The truth is, what we set before young people as goals, is what they will pursue. When our parents told us to be doctors, lawyers, engineers and architects, we followed that path. The school system also emphasised those professions. It is now time to diversify. It is time to start teaching our children, the business of agriculture.
And this ties up nicely with our plans here in Oyo State to leverage on agriculture to grow our economy. We have created the Oyo State Agribusiness Development Agency. Through this agency, we have recently launched the Youth in Agribusiness Tomatoes Project targeted at youths in Awe in Oyo, Igboora in Ibarapa and Tede in Oke-Ogun zones. We are also kick starting the Farm Estates in Akufo and Eruwa. All of these will open up Oyo State to direct investment, both foreign and local, into agriculture.

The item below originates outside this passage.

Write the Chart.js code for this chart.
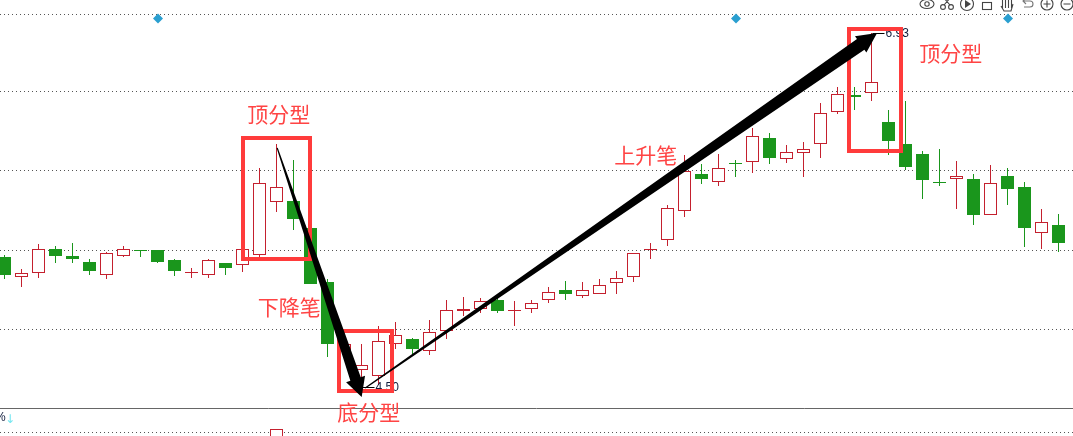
<!DOCTYPE html>
<html>
<head>
<meta charset="utf-8">
<title>顶分型 底分型 K线</title>
<script src="https://cdn.jsdelivr.net/npm/chart.js@4"></script>
<style>
    html, body { margin: 0; padding: 0; background: #fff; overflow: hidden; }
    canvas { display: block; }
</style>
</head>
<body>
<canvas id="chart" width="1073" height="436"></canvas>
<script>
// candle values, one entry per trading day
const opens = [5.392,5.253,5.285,5.447,5.399,5.358,5.271,5.401,5.440,5.438,5.372,5.285,5.271,5.351,5.339,5.408,5.768,5.777,5.591,5.221,4.752,4.619,4.573,4.797,4.830,4.745,4.882,5.024,5.037,5.097,5.024,5.033,5.095,5.166,5.123,5.136,5.212,5.253,5.440,5.507,5.706,5.962,5.905,6.038,6.042,6.209,6.063,6.104,6.166,6.386,6.502,6.516,6.319,6.168,6.099,5.907,5.926,5.928,5.683,5.948,5.873,5.555,5.612];
const closes = [5.271,5.280,5.445,5.399,5.381,5.296,5.418,5.445,5.436,5.358,5.296,5.287,5.370,5.317,5.445,5.898,5.871,5.655,5.209,4.797,4.793,4.649,4.814,4.855,4.763,4.875,5.026,5.033,5.088,5.024,5.029,5.075,5.150,5.140,5.164,5.198,5.246,5.418,5.444,5.727,5.981,5.930,6.001,6.033,6.221,6.074,6.111,6.132,6.379,6.509,6.493,6.591,6.191,6.012,5.923,5.902,5.946,5.683,5.898,5.861,5.593,5.631,5.491];
const highs = [5.404,5.308,5.482,5.466,5.488,5.379,5.427,5.466,5.440,5.438,5.379,5.317,5.379,5.351,5.445,6.003,6.168,6.058,5.591,5.239,4.836,4.795,4.919,4.946,4.836,4.960,5.097,5.118,5.109,5.138,5.090,5.097,5.186,5.228,5.221,5.241,5.296,5.418,5.488,5.749,6.092,6.031,6.099,6.058,6.278,6.244,6.161,6.182,6.449,6.559,6.559,6.930,6.401,6.463,6.120,6.134,6.051,5.962,6.024,6.003,5.907,5.722,5.688];
const lows = [5.243,5.188,5.250,5.353,5.353,5.271,5.243,5.394,5.394,5.351,5.264,5.250,5.250,5.271,5.291,5.394,5.703,5.580,5.209,4.708,4.685,4.500,4.514,4.763,4.727,4.722,4.832,4.989,5.010,5.010,4.921,5.010,5.079,5.099,5.113,5.136,5.140,5.223,5.381,5.470,5.669,5.895,5.882,5.944,5.971,6.033,6.040,5.944,6.074,6.376,6.403,6.465,6.095,5.989,5.792,5.882,5.724,5.614,5.683,5.751,5.463,5.449,5.429];
// green candles, everything else is red
const downDays = [0,3,4,5,8,9,10,13,17,18,19,24,29,33,41,43,45,50,52,53,54,55,57,59,60,62];

const gridPrices = [7.060,6.525,5.983,5.440,4.898,4.191];
const panelLines = [6.42];
const volumeDays = [16];
const volumeValues = [1.6];
const markerDays = [9.03,43.03,59.03];
const markerPrice = 7.03;

const highDay = 51;
const lowDay = 21;

// 分型 boxes: [left day, right day, top price, bottom price]
const fractalBoxes = [
    [14.03, 17.97, 6.209, 5.379],
    [19.68, 22.79, 4.884, 4.473],
    [49.68, 52.74, 6.957, 6.120]
];
// 笔 arrows: [from day, from price, to day, to price, shaft width, head length, head half width]
const strokeArrows = [
    [16.04, 6.141, 21.01, 4.431, 11, 19, 10],
    [21.22, 4.493, 51.33, 6.930, 13, 20, 10]
];
// [text, day, price]
const chartNotes = [
    ['顶分型', 16.13, 6.374],
    ['下降笔', 16.75, 5.049],
    ['底分型', 21.42, 4.328],
    ['上升笔', 37.72, 6.092],
    ['顶分型', 55.66, 6.793]
];

const RED = '#c4202e';
const GREEN = '#1a961c';
const MARK_RED = '#ff3b3b';

const days = opens.map((_, i) => i);
const isDown = i => downDays.includes(i);

const wickData = days.map(i => ({ x: i, y: [lows[i], highs[i]] }));
const bodyData = days.map(i => ({ x: i, y: [opens[i], closes[i]] }));

function drawToolbar(ctx) {
    ctx.save();
    ctx.strokeStyle = '#444';
    ctx.fillStyle = '#444';
    ctx.lineWidth = 1.1;
    const y = 4;
    // eye
    ctx.beginPath();
    ctx.ellipse(927, y, 7, 4.5, 0, 0, Math.PI * 2);
    ctx.stroke();
    ctx.beginPath();
    ctx.arc(927, y, 2.2, 0, Math.PI * 2);
    ctx.stroke();
    // scissors
    ctx.beginPath();
    ctx.arc(943, 7, 2.4, 0, Math.PI * 2);
    ctx.moveTo(953.4, 7);
    ctx.arc(951, 7, 2.4, 0, Math.PI * 2);
    ctx.moveTo(944, 5);
    ctx.lineTo(951, -3);
    ctx.moveTo(950, 5);
    ctx.lineTo(943, -3);
    ctx.stroke();
    // play
    ctx.beginPath();
    ctx.arc(967, y, 6.5, 0, Math.PI * 2);
    ctx.stroke();
    ctx.beginPath();
    ctx.moveTo(965, 0);
    ctx.lineTo(971, y);
    ctx.lineTo(965, 8);
    ctx.closePath();
    ctx.fill();
    // square
    ctx.strokeRect(982.5, 2.5, 9, 7);
    // hand
    ctx.beginPath();
    for (let k = 0; k < 4; k++) {
        ctx.moveTo(1002.5 + k * 3, 8);
        ctx.lineTo(1002.5 + k * 3, -2);
    }
    ctx.moveTo(1001, 6);
    ctx.lineTo(1004, 11);
    ctx.lineTo(1011, 11);
    ctx.lineTo(1013, 4);
    ctx.stroke();
    // undo
    ctx.strokeStyle = '#777';
    ctx.beginPath();
    ctx.moveTo(1023, 1);
    ctx.lineTo(1030, 1);
    ctx.arc(1030, 4, 3, -Math.PI / 2, Math.PI / 2);
    ctx.lineTo(1024, 7);
    ctx.moveTo(1026, -2);
    ctx.lineTo(1023, 1);
    ctx.lineTo(1026, 4);
    ctx.stroke();
    // zoom in / out
    ctx.strokeStyle = '#444';
    ctx.beginPath();
    ctx.arc(1047, y, 6, 0, Math.PI * 2);
    ctx.moveTo(1043.5, y);
    ctx.lineTo(1050.5, y);
    ctx.moveTo(1047, 0.5);
    ctx.lineTo(1047, 7.5);
    ctx.stroke();
    ctx.beginPath();
    ctx.arc(1067, y, 6, 0, Math.PI * 2);
    ctx.moveTo(1063.5, y);
    ctx.lineTo(1070.5, y);
    ctx.stroke();
    ctx.restore();
}

// keep candles on whole pixels so the thin borders stay sharp
const snapPlugin = {
    id: 'snap',
    afterDatasetsUpdate(chart) {
        chart.getSortedVisibleDatasetMetas().forEach(meta => {
            if (meta.type !== 'bar') return;
            meta.data.forEach(el => {
                el.x = Math.floor(el.x) + 0.5;
                el.y = Math.round(el.y);
                el.base = Math.round(el.base);
                if (el.base === el.y) el.base = el.y + 1;
                el.height = el.base - el.y;
            });
        });
    }
};

const overlayPlugin = {
    id: 'overlay',
    afterDatasetsDraw(chart) {
        const ctx = chart.ctx;
        const xs = chart.scales.x;
        const ys = chart.scales.y;
        const px = v => xs.getPixelForValue(v);
        const py = v => ys.getPixelForValue(v);

        // high / low price tags
        ctx.save();
        ctx.font = '12px "Liberation Sans"';
        ctx.textBaseline = 'middle';
        ctx.fillStyle = '#101c3c';
        ctx.strokeStyle = '#000';
        ctx.lineWidth = 1;
        [[highDay, highs[highDay]], [lowDay, lows[lowDay]]].forEach(([d, p]) => {
            const x = px(d), y = Math.round(py(p)) + 0.5;
            ctx.beginPath();
            ctx.moveTo(x + 1, y);
            ctx.lineTo(x + 13, y);
            ctx.stroke();
            ctx.fillText(p.toFixed(2), x + 14, y + 0.5);
        });
        ctx.restore();

        // fractal boxes
        ctx.save();
        ctx.strokeStyle = MARK_RED;
        ctx.lineWidth = 4;
        ctx.lineJoin = 'miter';
        fractalBoxes.forEach(([d0, d1, top, bottom]) => {
            const l = Math.round(px(d0)), r = Math.round(px(d1));
            const t = Math.round(py(top)), b = Math.round(py(bottom));
            ctx.strokeRect(l, t, r - l, b - t);
        });
        ctx.restore();

        // tapered arrows
        ctx.save();
        ctx.fillStyle = '#000';
        strokeArrows.forEach(([d0, p0, d1, p1, shaftW, headLen, headHalf]) => {
            const x0 = px(d0), y0 = py(p0), x1 = px(d1), y1 = py(p1);
            const len = Math.hypot(x1 - x0, y1 - y0);
            const ux = (x1 - x0) / len, uy = (y1 - y0) / len;
            const nx = -uy, ny = ux;
            const bx = x1 - ux * headLen, by = y1 - uy * headLen;
            ctx.beginPath();
            ctx.moveTo(x0 + nx * 0.6, y0 + ny * 0.6);
            ctx.lineTo(bx + nx * shaftW / 2, by + ny * shaftW / 2);
            ctx.lineTo(bx + nx * headHalf, by + ny * headHalf);
            ctx.lineTo(x1, y1);
            ctx.lineTo(bx - nx * headHalf, by - ny * headHalf);
            ctx.lineTo(bx - nx * shaftW / 2, by - ny * shaftW / 2);
            ctx.lineTo(x0 - nx * 0.6, y0 - ny * 0.6);
            ctx.closePath();
            ctx.fill();
        });
        ctx.restore();

        // notes
        ctx.save();
        ctx.font = '21px "Noto Sans CJK SC"';
        ctx.fillStyle = '#ff4444';
        ctx.textAlign = 'center';
        ctx.textBaseline = 'middle';
        chartNotes.forEach(([text, d, p]) => {
            ctx.fillText(text, px(d), py(p));
        });
        ctx.restore();

        // clipped panel title at the lower left
        ctx.save();
        ctx.textBaseline = 'middle';
        ctx.font = '12px "Liberation Sans"';
        ctx.fillStyle = '#101c3c';
        ctx.fillText('%', -5, 418);
        ctx.fillStyle = '#74e6f0';
        ctx.font = '12px "DejaVu Sans"';
        ctx.fillText('↓', 5, 420);
        ctx.restore();

        drawToolbar(ctx);
    }
};

new Chart(document.getElementById('chart'), {
    type: 'bar',
    data: {
        datasets: [
            {
                type: 'line',
                label: 'marker',
                data: markerDays.map(d => ({ x: d, y: markerPrice })),
                showLine: false,
                pointStyle: 'rectRot',
                pointRadius: 5,
                pointBorderWidth: 0,
                pointBackgroundColor: '#2a9fd0',
                order: 0
            },
            {
                label: 'body',
                data: bodyData,
                barThickness: 13,
                grouped: false,
                inflateAmount: 0,
                borderSkipped: false,
                borderWidth: 1,
                borderColor: days.map(i => isDown(i) ? GREEN : RED),
                backgroundColor: days.map(i => isDown(i) ? GREEN : '#fff'),
                order: 1
            },
            {
                label: 'wick',
                data: wickData,
                barThickness: 1,
                grouped: false,
                inflateAmount: 0,
                borderWidth: 0,
                backgroundColor: days.map(i => isDown(i) ? GREEN : RED),
                order: 2
            },
            {
                label: 'volume',
                yAxisID: 'panelY',
                data: volumeDays.map((d, k) => ({ x: d, y: [-1, volumeValues[k]] })),
                barThickness: 13,
                grouped: false,
                inflateAmount: 0,
                borderSkipped: false,
                borderWidth: 1,
                borderColor: RED,
                backgroundColor: '#fff',
                order: 3
            }
        ]
    },
    options: {
        responsive: false,
        animation: false,
        layout: { padding: 0, autoPadding: false },
        plugins: {
            legend: { display: false },
            tooltip: { enabled: false }
        },
        scales: {
            x: {
                type: 'linear',
                offset: false,
                min: -0.2647,
                max: 62.853,
                display: false
            },
            y: {
                min: 4.1637,
                max: 7.1564,
                ticks: { display: false, autoSkip: false },
                border: { display: false, dash: [1, 3] },
                grid: { color: '#555', lineWidth: 1, drawTicks: false },
                afterBuildTicks(scale) {
                    scale.ticks = gridPrices.map(value => ({ value }));
                }
            },
            panelY: {
                position: 'right',
                min: 0,
                max: 100,
                ticks: { display: false, autoSkip: false },
                border: { display: false },
                grid: { color: '#666', lineWidth: 1, drawTicks: false },
                afterBuildTicks(scale) {
                    scale.ticks = panelLines.map(value => ({ value }));
                }
            }
        }
    },
    plugins: [snapPlugin, overlayPlugin]
});
</script>
</body>
</html>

We remain steadfast in our resolve to grow our economy through agribusiness. So, let me use this opportunity to once more, call on all who are interested in agriculture as a business. We want to hear from you. We want to work with you. Our administration remains open to ideas that will change the perception of our young ones towards agriculture.
I also want to thank the International Institute of Tropical Agriculture (IITA) for their support of this administration and for this laudable project which is being flagged off today.
I’m glad that this project which is starting in Fasola Grammar School will be extended to other areas of Oyo State. And that soon, through this project, we will have a new generation of agropreneurs in Oyo State. Because even though experts are not agreed on whether or not agriculture is the best catalyst for the growth of the economy, they are agreed that any nation or people that do not have food security will fail on other metrics of nationhood.
Once again, I thank you for having me.